Be social. Research has shown that when runners train with a social group or buddy they run longer and faster than when alone. If you find yourself lacking motivation to run those long miles, find a friend, join a group, and make it social. The miles fly by as you talk about the movie you saw, work, the kids or solving world peace. There are many fantastic training groups at local running stores, charity groups and gyms. Or grab your best friend.
Train by effort rather than pace. Unless you have a keen sense of your running fitness level (as elite runners do), training by a specific pace in minutes per mile can run you ragged. If all things are going well today—you slept well, you ate well, you match well and you feel well—a 10-minute pace run might easily be in your scheduled easy workout zone. But take this same run on a day where it is extremely hot and humid, you didn’t sleep well, you forgot breakfast and you have a cold… and this same easy run at a 10-minute pace could turn into a hard run and compromise the quality of the next workout.  Pace is the outcome, not the target. If you continue to train hard on your easy days because you are following what’s on paper rather than reality, it can lead to burn out and poor performance.

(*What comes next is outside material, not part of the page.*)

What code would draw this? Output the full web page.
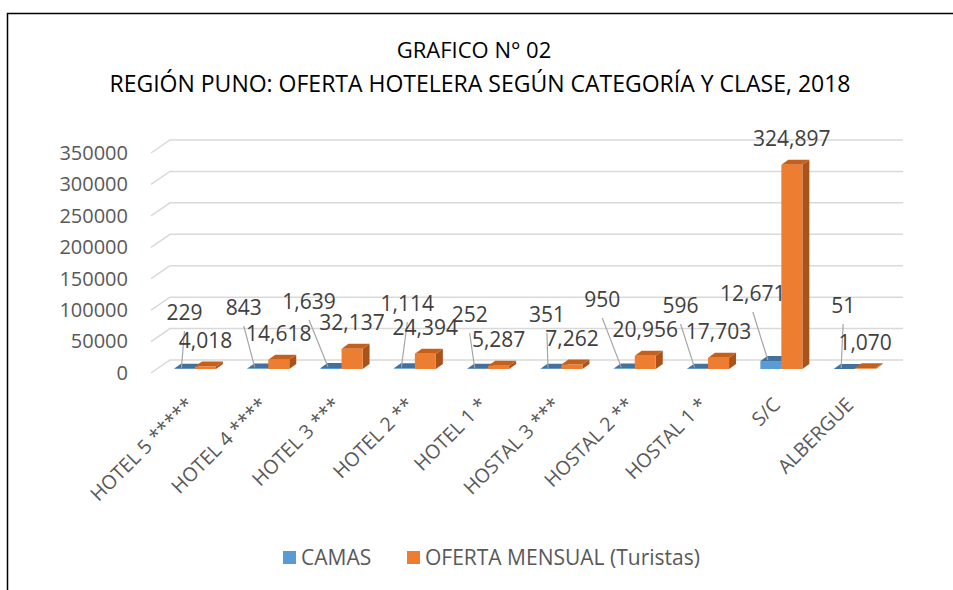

When you train by your effort level (how you feel, heart rate, perceived exertion), you flow with the rhythm of your life and make the most of each day. The green zone is an easy effort where you can't hear your breathing and it feels effortless. Run in this zone for planned easy and long, slow runs. The orange zone is an effort where you can hear your breathing, but it is just outside your comfort zone. This is the zone reserved for moderate level runs (tempos, race pace). Red zone sounds as hard as it is. It’s the effort where you are breathing hard and well outside your comfort reaching for air. Save this for speed workouts, intervals, short races and the last few miles of the half marathon. Keep it simple, run from within (how you feel) and you’re more likely to recover efficiently and run strong longer.